His organization, SITRAMAR, is a member of the World Forum of Fisher Peoples, a global movement representing 10 million traditional and artisanal fisher peoples and harvesters. Their visit to Geneva is supported by FIAN International.

Fishing bans reflect the structural discrimination and marginalization that fisher peoples and Indigenous Peoples have faced historically and continue to endure today. The Ngäbe Buglé – much like other Indigenous Peoples in the region and around the world – have practiced ancestral fishing for subsistence for generations. They have nourished their communities for centuries in harmony with nature, using only fishing rods, small traps, or traditional “lung fishing” methods to catch fish and lobster.

Fortress conservation

“30×30 is not about conservation, it is about exclusion. States, in partnership with corporates and big conservation NGOs are promoting a fortress conservation model that criminalizes our people, justifies bans and closure of their territories, while leaving industrial polluters untouched,” said Herman Kumara, General Secretary of the World Forum of Fisher Peoples (WFFP).

“True conservation must start from the knowledge and practices of those who have lived in balance with nature for generations.”

Both the fishing ban and Panama’s Law 462, passed in March of this year, have triggered widespread food and resource shortages, alongside violent crackdowns.

“For our communities, who have sustainably fished with seasonal closures for centuries, this is not conservation – it is persecution,” added Alfonso Simon Raylan.

Brutal violence

The law further limits access to social security and medical care, worsening economic insecurity. Since its passage, there have been mass protests. As recently pointed out by UN Special Rapporteurs, peaceful indigenous protesters and their allies, have allegedly been met with disproportionate force and brutal violence by armed military police for simply exercising their human right to protest.

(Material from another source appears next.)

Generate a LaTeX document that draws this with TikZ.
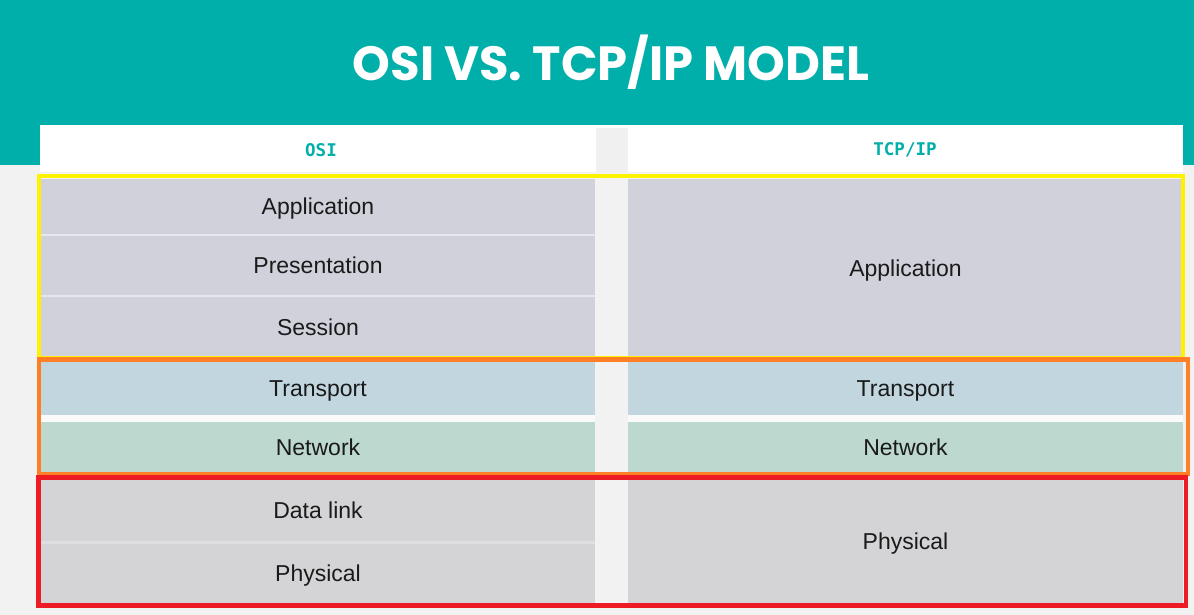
\documentclass[tikz,border=0pt]{standalone}
\usepackage{fontspec}
\setmainfont{Liberation Sans}
\newfontfamily\titlefont{Poppins}
\newfontfamily\headfont{DejaVu Sans Mono}
\definecolor{teal}{HTML}{00AFA9}
\definecolor{bgc}{HTML}{F2F2F2}
\definecolor{gapc}{HTML}{F0F0F0}
\definecolor{appc}{HTML}{D1D1DC}
\definecolor{trc}{HTML}{C2D6DF}
\definecolor{netc}{HTML}{BCD8CF}
\definecolor{phyc}{HTML}{D4D4D6}
\definecolor{sepc}{HTML}{E6E6EC}
\definecolor{textc}{HTML}{1A1A1A}
\definecolor{yel}{HTML}{FFF200}
\definecolor{ora}{HTML}{FF7F27}
\definecolor{redc}{HTML}{ED1C24}
\begin{document}
\begin{tikzpicture}[x=1pt,y=-1pt,
  layerL/.style={rectangle, inner sep=0pt, minimum width=554pt, text=textc, text height=16.5pt, text depth=0pt, font=\fontsize{23}{23}\selectfont},
  layerR/.style={rectangle, inner sep=0pt, minimum width=555pt, text=textc, text height=16.5pt, text depth=0pt, font=\fontsize{23}{23}\selectfont},
  colhead/.style={text=teal, font=\headfont\bfseries\fontsize{17.5}{17.5}\selectfont},
  outline/.style={line width=4.5pt}]
\useasboundingbox (0,0) rectangle (1194,615);
% background
\fill[bgc] (0,0) rectangle (1194,615);
\fill[teal] (0,0) rectangle (1194,165);
\fill[white] (40,125) rectangle (1183,172);
\fill[gapc] (596,128) rectangle (628,172);
% title
\node[text=white, font=\titlefont\bfseries\fontsize{48}{48}\selectfont] (title) at (611,62) {OSI VS. TCP/IP MODEL};
% column headers
\node[colhead] (hosi) at (321,150) {OSI};
\node[colhead] (htcp) at (905,150) {TCP/IP};
% column backgrounds (separators)
\fill[sepc] (41,179) rectangle (595,357);
\fill[white!96!gray] (41,357) rectangle (595,479);
\fill[white!96!gray] (628,357) rectangle (1183,479);
\fill[sepc!60!phyc] (41,479) rectangle (595,603);
% OSI layers
\node[layerL, fill=appc, minimum height=55pt] (oapp) at (318,206.5) {Application};
\node[layerL, fill=appc, minimum height=59pt] (opre) at (318,265.5) {Presentation};
\node[layerL, fill=appc, minimum height=60pt] (oses) at (318,327) {Session};
\node[layerL, fill=trc, minimum height=54pt] (otra) at (318,388) {Transport};
\node[layerL, fill=netc, minimum height=51pt] (onet) at (318,447.5) {Network};
\node[layerL, fill=phyc, minimum height=62pt] (odat) at (318,510) {Data link};
\node[layerL, fill=phyc, minimum height=59pt] (ophy) at (318,573.5) {Physical};
% TCP/IP layers
\node[layerR, fill=appc, minimum height=178pt] (tapp) at (905.5,268) {Application};
\node[layerR, fill=trc, minimum height=54pt] (ttra) at (905.5,388) {Transport};
\node[layerR, fill=netc, minimum height=51pt] (tnet) at (905.5,447.5) {Network};
\node[layerR, fill=phyc, minimum height=124pt] (tphy) at (905.5,541) {Physical};
% outlines
\draw[outline, yel] (39,176) rectangle (1183,358);
\draw[outline, ora] (39,359.5) rectangle (1188,474);
\draw[outline, redc] (38.5,477.5) rectangle (1186,605.5);
\end{tikzpicture}
\end{document}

Several community leaders, including three members of Alfonso Simon Raylan’s family, have been killed.

Denying Indigenous Peoples access to their traditional fishing grounds and banning fishing, their only source of livelihood, undermines their human rights – including the right to food and nutrition and the right to land and natural resources – enshrined in the International Covenant on Economic, Social and Cultural Rights (ICESCR). It also violates the UN Declaration on the Rights of Indigenous Peoples (UNDRIP) and the UN Declaration on the Rights of Peasants and Other People Working in Rural Areas (UNDROP). Both affirm the rights of Indigenous Peoples to self-determination, free, prior and informed consent, as well as access to their traditional territories and the survival of their culture. Panama, as a state party to ICESCR has binding obligations to respect, protect, and fulfil these rights.

Carlos Duarte, Chair-Rapporteur of the UN Working Group on UNDROP, said that fishers have often been overlooked in policy making.

“Their water territories have not normally been recognized, even though their habitats and their harvests are ancestral,” he noted, adding that the next report of the group will be on issue of territoriality.

“We hope that we can continue working to recognize these water territories and the vital relationship between fishers and nature.”

FIAN International stands in solidarity with the Ngäbe Buglé, SITRAMAR, and WFFP, calling on Panama to respect Indigenous Peoples’ human rights, withdraw the fishing ban, repeal Law 462 and end violent crackdowns on peaceful protests. FIAN International also calls on Panama to take adequate measures to ensure that Indigenous fishers can meaningfully participate in all policy processes affecting their livelihoods.